_PROVIDED MATERIAL_
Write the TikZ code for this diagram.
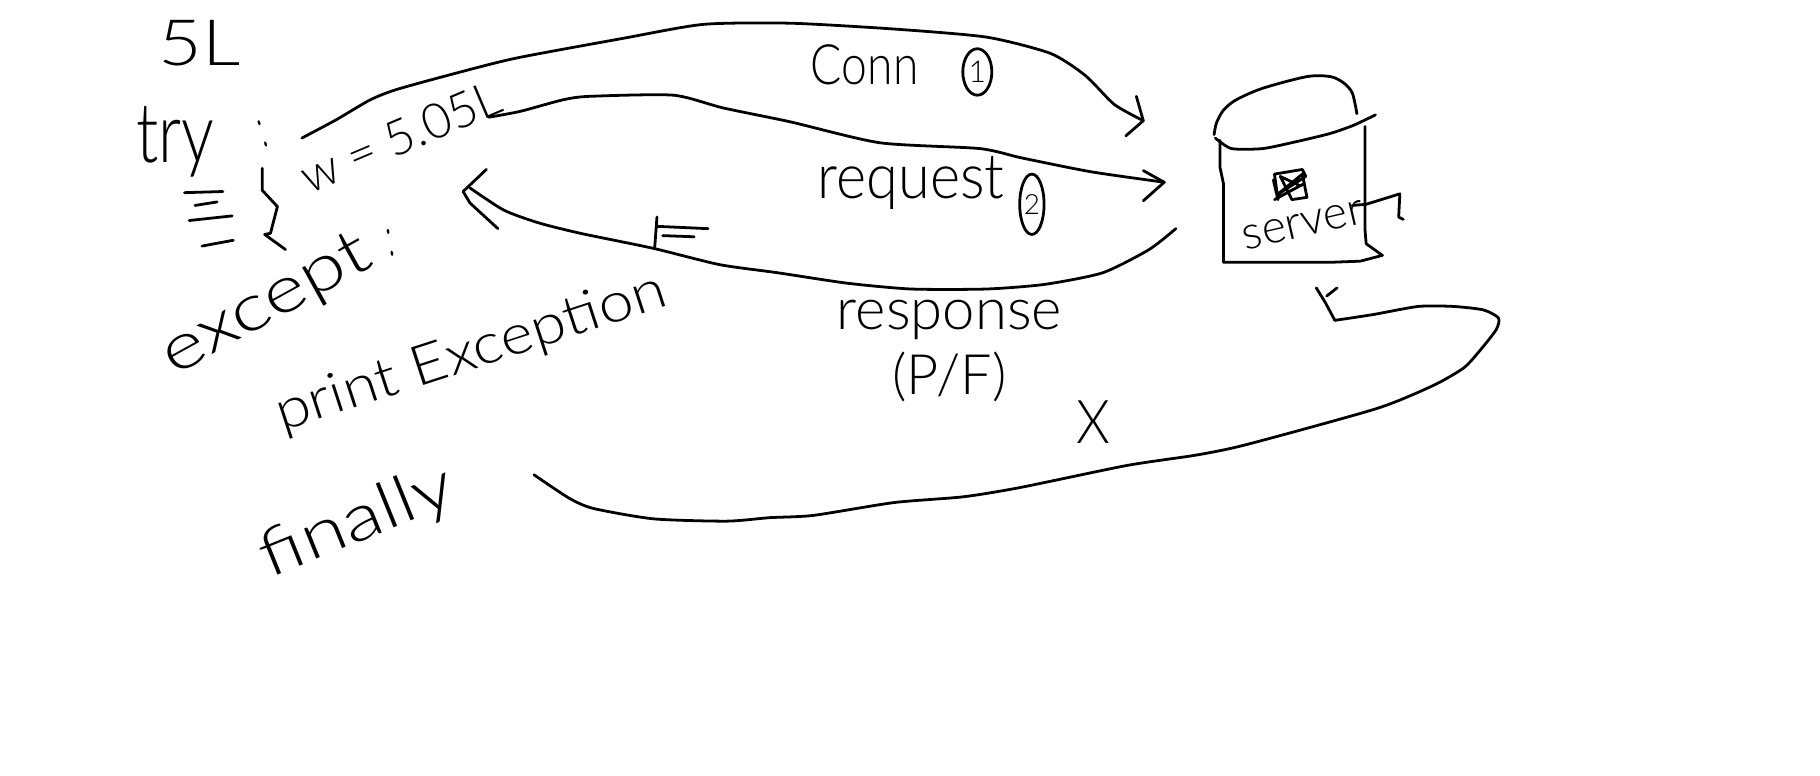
\documentclass[tikz,border=0pt]{standalone}
\usepackage{fontspec}
\setmainfont{Lato}[UprightFont=* Light]
\usetikzlibrary{shapes.geometric}
\tikzset{
  pen/.style={line width=1.2pt, line cap=round, line join=round},
  script/.style={inner sep=0pt, font=\fontsize{#1}{#1}\selectfont},
  script/.default=24,
  badge/.style={draw, ellipse, line width=1.2pt}
}
\begin{document}
\begin{tikzpicture}[x=0.5pt, y=-0.5pt]
\useasboundingbox (0,0) rectangle (1568,667.7);
% Code on the left
\node[script=25, xscale=1.3, yscale=1.1] (size) at (172,37) {5L};
\node[script=36, xscale=0.78] (try) at (151,122) {try};
\node[script=12, rotate=17, yscale=2] (trycolon) at (226,115) {:};
\draw[pen] (159,166) -- (192,165);
\draw[pen] (168,177) -- (187,174);
\draw[pen] (163,190) -- (200,186);
\draw[pen] (174,212) -- (201,207);
\draw[pen] (226,145) -- (226,164) -- (239,178) -- (233,201) -- (228,202) -- (246,215);
\node[script=21, rotate=23] (width) at (345,118) {w = 5.05L};
\node[script=28, rotate=29, xscale=1.25] (except) at (230,264) {except};
\node[script=12, rotate=10, yscale=2] (exceptcolon) at (336,209) {:};
\node[script=24, rotate=18, xscale=1.12] (print) at (406,305) {print Exception};
\node[script=28, rotate=22, xscale=1.25] (finally) at (308,451) {finally};
% Conn
\coordinate (connfrom) at (260,119);
\coordinate (connto) at (985,104);
\draw[pen] plot[smooth, tension=0.4] coordinates {(connfrom) (290,103) (319,86) (342,77) (393,63) (445,50) (537,33) (606,21) (681,20) (770,25) (850,32) (905,46) (935,65) (960,90) (connto)};
\draw[pen] (970,117) -- (connto) -- (979,83);
\node[script=24, xscale=0.83] (conn) at (745,56) {Conn};
\node[script=13, badge, inner sep=0pt, minimum width=12.5pt, minimum height=20pt] (connnum) at (842,62) {1};
% Request
\coordinate (reqfrom) at (421,101);
\coordinate (reqto) at (1003,157);
\draw[pen] plot[smooth, tension=0.4] coordinates {(reqfrom) (448,96) (485,86) (508,83) (580,82) (623,93) (681,105) (758,123) (844,128) (880,136) (940,148) (reqto)};
\draw[pen] (985,147) -- (reqto) -- (985,173);
\node[script=27, xscale=0.92] (request) at (785,158) {request};
\node[script=12, badge, inner sep=0pt, minimum width=10.5pt, minimum height=26pt] (reqnum) at (889,176) {2};
% Response
\coordinate (respfrom) at (1013,197);
\coordinate (respto) at (405,162);
\draw[pen] plot[smooth, tension=0.4] coordinates {(respfrom) (990,215) (950,235) (900,245) (850,249) (785,249) (730,244) (670,235) (620,228) (563,214) (500,201) (464,192) (434,181) (respto)};
\draw[pen] (419,146) -- (399,165) -- (405,175) -- (429,197);
\draw[pen] (566,187) -- (564,214);
\draw[pen] (566,195) -- (610,197);
\draw[pen] (571,203) -- (598,204);
\node[script=25] (response) at (818,276) {response};
\node[script=24] (result) at (818,325) {(P/F)};
% Server
\draw[pen] plot[smooth, tension=0.5] coordinates {(1046,116) (1048,106) (1054,95) (1065,86) (1088,76) (1126,66) (1146,66) (1157,71) (1165,80) (1169,98)};
\draw[pen] plot[smooth, tension=0.4] coordinates {(1047,119) (1061,128) (1088,128) (1117,122) (1146,115) (1166,108) (1185,99)};
\draw[pen] (1051,121) -- (1051,144) -- (1054,158) -- (1054,226) -- (1146,226) -- (1172,225) -- (1191,220) -- (1177,210) -- (1176,198) -- (1176,109);
\draw[pen] (1097,155) -- (1101,172) -- (1098,150) -- (1122,146) -- (1125,152) -- (1100,168) -- (1122,150) -- (1126,170) -- (1113,172) -- (1103,152) -- (1120,160) -- (1098,172) -- (1124,158);
\node[script=20, rotate=13] (server) at (1123,194) {server};
\draw[pen] (1165,177) -- (1177,176) -- (1206,167) -- (1205,187) -- (1209,189);
% Broken link
\coordinate (brokenfrom) at (460,409);
\coordinate (brokento) at (1150,276);
\draw[pen] plot[smooth, tension=0.4] coordinates {(brokenfrom) (490,429) (511,438) (563,447) (626,449) (663,446) (701,444) (770,433) (830,428) (879,420) (971,401) (1031,392) (1074,383) (1186,352) (1235,332) (1261,317) (1275,302) (1289,284) (1291,274) (1278,267) (1252,264) (1222,264) (1183,271) (brokento)};
\draw[pen] (1134,248) -- (1142,261) -- (brokento);
\draw[pen] (1143,255) -- (1152,248);
\node[script=26, xscale=0.9] (cut) at (942,364) {X};
\end{tikzpicture}
\end{document}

_WHAT THIS TASK INVOLVES_
Each line above is to be copied verbatim. Drop any image from the copy.

_FINAL RESULT_
Write the TikZ code for this diagram.
\documentclass[tikz,border=0pt]{standalone}
\usepackage{fontspec}
\setmainfont{Lato}[UprightFont=* Light]
\usetikzlibrary{shapes.geometric}
\tikzset{
  pen/.style={line width=1.2pt, line cap=round, line join=round},
  script/.style={inner sep=0pt, font=\fontsize{#1}{#1}\selectfont},
  script/.default=24,
  badge/.style={draw, ellipse, line width=1.2pt}
}
\begin{document}
\begin{tikzpicture}[x=0.5pt, y=-0.5pt]
\useasboundingbox (0,0) rectangle (1568,667.7);
% Code on the left
\node[script=25, xscale=1.3, yscale=1.1] (size) at (172,37) {5L};
\node[script=36, xscale=0.78] (try) at (151,122) {try};
\node[script=12, rotate=17, yscale=2] (trycolon) at (226,115) {:};
\draw[pen] (159,166) -- (192,165);
\draw[pen] (168,177) -- (187,174);
\draw[pen] (163,190) -- (200,186);
\draw[pen] (174,212) -- (201,207);
\draw[pen] (226,145) -- (226,164) -- (239,178) -- (233,201) -- (228,202) -- (246,215);
\node[script=21, rotate=23] (width) at (345,118) {w = 5.05L};
\node[script=28, rotate=29, xscale=1.25] (except) at (230,264) {except};
\node[script=12, rotate=10, yscale=2] (exceptcolon) at (336,209) {:};
\node[script=24, rotate=18, xscale=1.12] (print) at (406,305) {print Exception};
\node[script=28, rotate=22, xscale=1.25] (finally) at (308,451) {finally};
% Conn
\coordinate (connfrom) at (260,119);
\coordinate (connto) at (985,104);
\draw[pen] plot[smooth, tension=0.4] coordinates {(connfrom) (290,103) (319,86) (342,77) (393,63) (445,50) (537,33) (606,21) (681,20) (770,25) (850,32) (905,46) (935,65) (960,90) (connto)};
\draw[pen] (970,117) -- (connto) -- (979,83);
\node[script=24, xscale=0.83] (conn) at (745,56) {Conn};
\node[script=13, badge, inner sep=0pt, minimum width=12.5pt, minimum height=20pt] (connnum) at (842,62) {1};
% Request
\coordinate (reqfrom) at (421,101);
\coordinate (reqto) at (1003,157);
\draw[pen] plot[smooth, tension=0.4] coordinates {(reqfrom) (448,96) (485,86) (508,83) (580,82) (623,93) (681,105) (758,123) (844,128) (880,136) (940,148) (reqto)};
\draw[pen] (985,147) -- (reqto) -- (985,173);
\node[script=27, xscale=0.92] (request) at (785,158) {request};
\node[script=12, badge, inner sep=0pt, minimum width=10.5pt, minimum height=26pt] (reqnum) at (889,176) {2};
% Response
\coordinate (respfrom) at (1013,197);
\coordinate (respto) at (405,162);
\draw[pen] plot[smooth, tension=0.4] coordinates {(respfrom) (990,215) (950,235) (900,245) (850,249) (785,249) (730,244) (670,235) (620,228) (563,214) (500,201) (464,192) (434,181) (respto)};
\draw[pen] (419,146) -- (399,165) -- (405,175) -- (429,197);
\draw[pen] (566,187) -- (564,214);
\draw[pen] (566,195) -- (610,197);
\draw[pen] (571,203) -- (598,204);
\node[script=25] (response) at (818,276) {response};
\node[script=24] (result) at (818,325) {(P/F)};
% Server
\draw[pen] plot[smooth, tension=0.5] coordinates {(1046,116) (1048,106) (1054,95) (1065,86) (1088,76) (1126,66) (1146,66) (1157,71) (1165,80) (1169,98)};
\draw[pen] plot[smooth, tension=0.4] coordinates {(1047,119) (1061,128) (1088,128) (1117,122) (1146,115) (1166,108) (1185,99)};
\draw[pen] (1051,121) -- (1051,144) -- (1054,158) -- (1054,226) -- (1146,226) -- (1172,225) -- (1191,220) -- (1177,210) -- (1176,198) -- (1176,109);
\draw[pen] (1097,155) -- (1101,172) -- (1098,150) -- (1122,146) -- (1125,152) -- (1100,168) -- (1122,150) -- (1126,170) -- (1113,172) -- (1103,152) -- (1120,160) -- (1098,172) -- (1124,158);
\node[script=20, rotate=13] (server) at (1123,194) {server};
\draw[pen] (1165,177) -- (1177,176) -- (1206,167) -- (1205,187) -- (1209,189);
% Broken link
\coordinate (brokenfrom) at (460,409);
\coordinate (brokento) at (1150,276);
\draw[pen] plot[smooth, tension=0.4] coordinates {(brokenfrom) (490,429) (511,438) (563,447) (626,449) (663,446) (701,444) (770,433) (830,428) (879,420) (971,401) (1031,392) (1074,383) (1186,352) (1235,332) (1261,317) (1275,302) (1289,284) (1291,274) (1278,267) (1252,264) (1222,264) (1183,271) (brokento)};
\draw[pen] (1134,248) -- (1142,261) -- (brokento);
\draw[pen] (1143,255) -- (1152,248);
\node[script=26, xscale=0.9] (cut) at (942,364) {X};
\end{tikzpicture}
\end{document}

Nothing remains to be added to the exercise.